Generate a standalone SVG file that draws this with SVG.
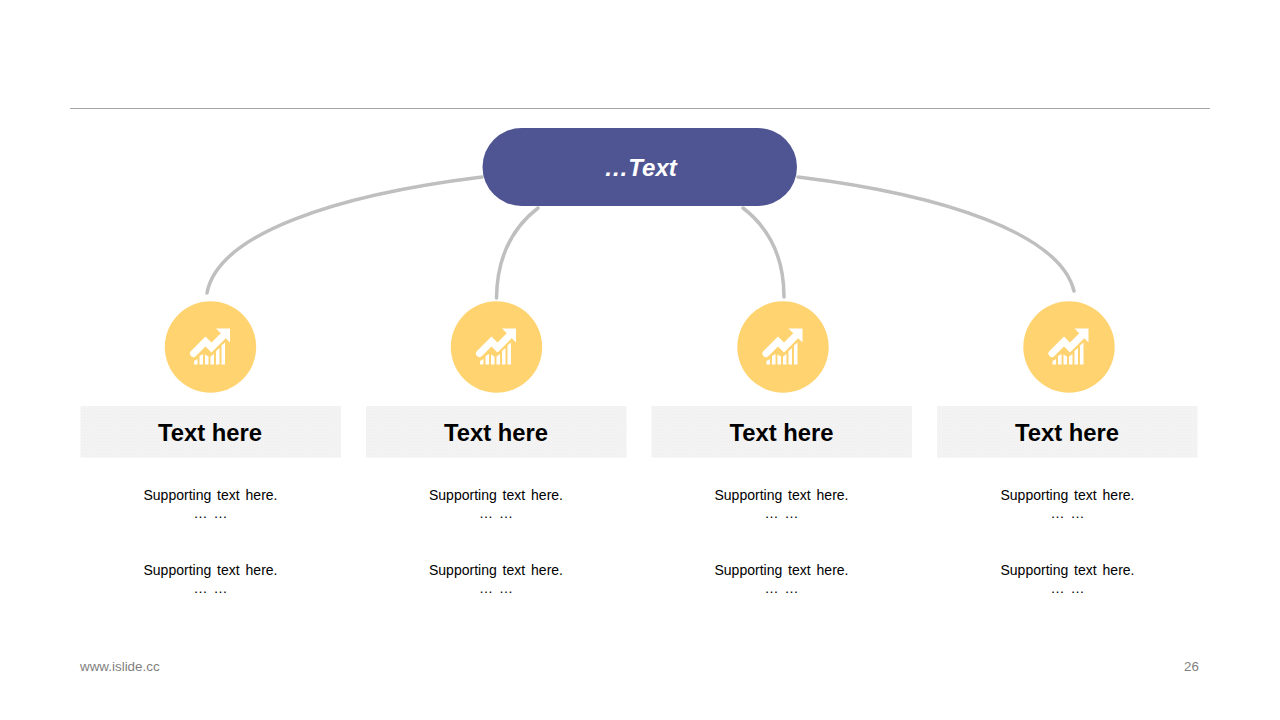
<svg xmlns="http://www.w3.org/2000/svg" width="1280" height="720" viewBox="0 0 1280 720">
<defs>
<pattern id="dots" width="3" height="3" patternUnits="userSpaceOnUse"><rect width="3" height="3" fill="#f4f4f4"/><rect width="1" height="1" fill="#ececec"/><rect x="1.500" y="1.500" width="1" height="1" fill="#eeeeee"/></pattern>
<g id="icon">
<path d="M-16.500 7 L-4.500 -5 L1.500 1 L12.500 -10" fill="none" stroke="#fff" stroke-width="7" stroke-linecap="round" stroke-linejoin="miter"/>
<path d="M6 -18 H20 V-4 Z" fill="#fff"/>
<path d="M-16 18 v-3.500 l3.500 -2 v5.500z M-10.500 18 v-8.500 l3.500 -2 v10.500z M-5 18 v-10 l3.500 2 v8z M0.500 18 v-8 l3.500 -2.500 v10.500z M6 18 v-13.500 l3.500 -3 v16.500z M11.500 18 v-19 l3.500 -3 v22z" fill="#fff"/>
</g>
</defs>
<style>
.conn{fill:none;stroke:#bfbfbf;stroke-width:3.500;stroke-linecap:round}
.t{font-family:"Liberation Sans",Arial,sans-serif;text-anchor:middle}
.h{font-size:23.800px;font-weight:700;fill:#000}
.s{font-size:14px;fill:#000;word-spacing:2px}
.foot{font-family:"Liberation Sans",Arial,sans-serif;font-size:13.400px;fill:#7f7f7f}
.circ{fill:#ffd370}
.band{fill:url(#dots)}
</style>
<rect width="1280" height="720" fill="#fff"/>
<line x1="70" y1="108.500" x2="1210" y2="108.500" stroke="#a6a6a6" stroke-width="1"/>
<g id="connectors">
<path class="conn" d="M207 293 C218 234 335 195 482 177"/>
<path class="conn" d="M496.500 298 C497 258 512 228 538 208"/>
<path class="conn" d="M784 297 C784 258 769 228 743 208"/>
<path class="conn" d="M1074 291 C1060 234 945 195 798 177"/>
</g>
<g id="root">
<rect x="482.500" y="128" width="314.500" height="78" rx="39" fill="#4f5592"/>
<text class="t" x="640.500" y="176" font-size="24" font-weight="700" font-style="italic" fill="#fff">…Text</text>
</g>
<g id="node1">
<circle class="circ" cx="210.500" cy="347" r="45.700"/>
<use href="#icon" x="210" y="346.500"/>
<rect class="band" x="80.500" y="406" width="260.500" height="51.500"/>
<text class="t h" x="210" y="441">Text here</text>
<text class="t s" x="210.500" y="500">Supporting text here.</text>
<text class="t s" x="210.500" y="518">… …</text>
<text class="t s" x="210.500" y="575">Supporting text here.</text>
<text class="t s" x="210.500" y="593">… …</text>
</g>
<g id="node2">
<circle class="circ" cx="496.500" cy="347" r="45.700"/>
<use href="#icon" x="496" y="346.500"/>
<rect class="band" x="366" y="406" width="260.500" height="51.500"/>
<text class="t h" x="496" y="441">Text here</text>
<text class="t s" x="496" y="500">Supporting text here.</text>
<text class="t s" x="496" y="518">… …</text>
<text class="t s" x="496" y="575">Supporting text here.</text>
<text class="t s" x="496" y="593">… …</text>
</g>
<g id="node3">
<circle class="circ" cx="783" cy="347" r="45.700"/>
<use href="#icon" x="782.500" y="346.500"/>
<rect class="band" x="651.500" y="406" width="260.500" height="51.500"/>
<text class="t h" x="781.500" y="441">Text here</text>
<text class="t s" x="781.500" y="500">Supporting text here.</text>
<text class="t s" x="781.500" y="518">… …</text>
<text class="t s" x="781.500" y="575">Supporting text here.</text>
<text class="t s" x="781.500" y="593">… …</text>
</g>
<g id="node4">
<circle class="circ" cx="1069" cy="347" r="45.700"/>
<use href="#icon" x="1068.500" y="346.500"/>
<rect class="band" x="937" y="406" width="260.500" height="51.500"/>
<text class="t h" x="1067" y="441">Text here</text>
<text class="t s" x="1067.500" y="500">Supporting text here.</text>
<text class="t s" x="1067.500" y="518">… …</text>
<text class="t s" x="1067.500" y="575">Supporting text here.</text>
<text class="t s" x="1067.500" y="593">… …</text>
</g>
<text class="foot" x="80" y="670.500">www.islide.cc</text>
<text class="foot" x="1199" y="670.500" text-anchor="end">26</text>
</svg>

-----

Written problem >> Omit any images, then output the listing exactly.

Solved problem >>
Generate a standalone SVG file that draws this with SVG.
<svg xmlns="http://www.w3.org/2000/svg" width="1280" height="720" viewBox="0 0 1280 720">
<defs>
<pattern id="dots" width="3" height="3" patternUnits="userSpaceOnUse"><rect width="3" height="3" fill="#f4f4f4"/><rect width="1" height="1" fill="#ececec"/><rect x="1.500" y="1.500" width="1" height="1" fill="#eeeeee"/></pattern>
<g id="icon">
<path d="M-16.500 7 L-4.500 -5 L1.500 1 L12.500 -10" fill="none" stroke="#fff" stroke-width="7" stroke-linecap="round" stroke-linejoin="miter"/>
<path d="M6 -18 H20 V-4 Z" fill="#fff"/>
<path d="M-16 18 v-3.500 l3.500 -2 v5.500z M-10.500 18 v-8.500 l3.500 -2 v10.500z M-5 18 v-10 l3.500 2 v8z M0.500 18 v-8 l3.500 -2.500 v10.500z M6 18 v-13.500 l3.500 -3 v16.500z M11.500 18 v-19 l3.500 -3 v22z" fill="#fff"/>
</g>
</defs>
<style>
.conn{fill:none;stroke:#bfbfbf;stroke-width:3.500;stroke-linecap:round}
.t{font-family:"Liberation Sans",Arial,sans-serif;text-anchor:middle}
.h{font-size:23.800px;font-weight:700;fill:#000}
.s{font-size:14px;fill:#000;word-spacing:2px}
.foot{font-family:"Liberation Sans",Arial,sans-serif;font-size:13.400px;fill:#7f7f7f}
.circ{fill:#ffd370}
.band{fill:url(#dots)}
</style>
<rect width="1280" height="720" fill="#fff"/>
<line x1="70" y1="108.500" x2="1210" y2="108.500" stroke="#a6a6a6" stroke-width="1"/>
<g id="connectors">
<path class="conn" d="M207 293 C218 234 335 195 482 177"/>
<path class="conn" d="M496.500 298 C497 258 512 228 538 208"/>
<path class="conn" d="M784 297 C784 258 769 228 743 208"/>
<path class="conn" d="M1074 291 C1060 234 945 195 798 177"/>
</g>
<g id="root">
<rect x="482.500" y="128" width="314.500" height="78" rx="39" fill="#4f5592"/>
<text class="t" x="640.500" y="176" font-size="24" font-weight="700" font-style="italic" fill="#fff">…Text</text>
</g>
<g id="node1">
<circle class="circ" cx="210.500" cy="347" r="45.700"/>
<use href="#icon" x="210" y="346.500"/>
<rect class="band" x="80.500" y="406" width="260.500" height="51.500"/>
<text class="t h" x="210" y="441">Text here</text>
<text class="t s" x="210.500" y="500">Supporting text here.</text>
<text class="t s" x="210.500" y="518">… …</text>
<text class="t s" x="210.500" y="575">Supporting text here.</text>
<text class="t s" x="210.500" y="593">… …</text>
</g>
<g id="node2">
<circle class="circ" cx="496.500" cy="347" r="45.700"/>
<use href="#icon" x="496" y="346.500"/>
<rect class="band" x="366" y="406" width="260.500" height="51.500"/>
<text class="t h" x="496" y="441">Text here</text>
<text class="t s" x="496" y="500">Supporting text here.</text>
<text class="t s" x="496" y="518">… …</text>
<text class="t s" x="496" y="575">Supporting text here.</text>
<text class="t s" x="496" y="593">… …</text>
</g>
<g id="node3">
<circle class="circ" cx="783" cy="347" r="45.700"/>
<use href="#icon" x="782.500" y="346.500"/>
<rect class="band" x="651.500" y="406" width="260.500" height="51.500"/>
<text class="t h" x="781.500" y="441">Text here</text>
<text class="t s" x="781.500" y="500">Supporting text here.</text>
<text class="t s" x="781.500" y="518">… …</text>
<text class="t s" x="781.500" y="575">Supporting text here.</text>
<text class="t s" x="781.500" y="593">… …</text>
</g>
<g id="node4">
<circle class="circ" cx="1069" cy="347" r="45.700"/>
<use href="#icon" x="1068.500" y="346.500"/>
<rect class="band" x="937" y="406" width="260.500" height="51.500"/>
<text class="t h" x="1067" y="441">Text here</text>
<text class="t s" x="1067.500" y="500">Supporting text here.</text>
<text class="t s" x="1067.500" y="518">… …</text>
<text class="t s" x="1067.500" y="575">Supporting text here.</text>
<text class="t s" x="1067.500" y="593">… …</text>
</g>
<text class="foot" x="80" y="670.500">www.islide.cc</text>
<text class="foot" x="1199" y="670.500" text-anchor="end">26</text>
</svg>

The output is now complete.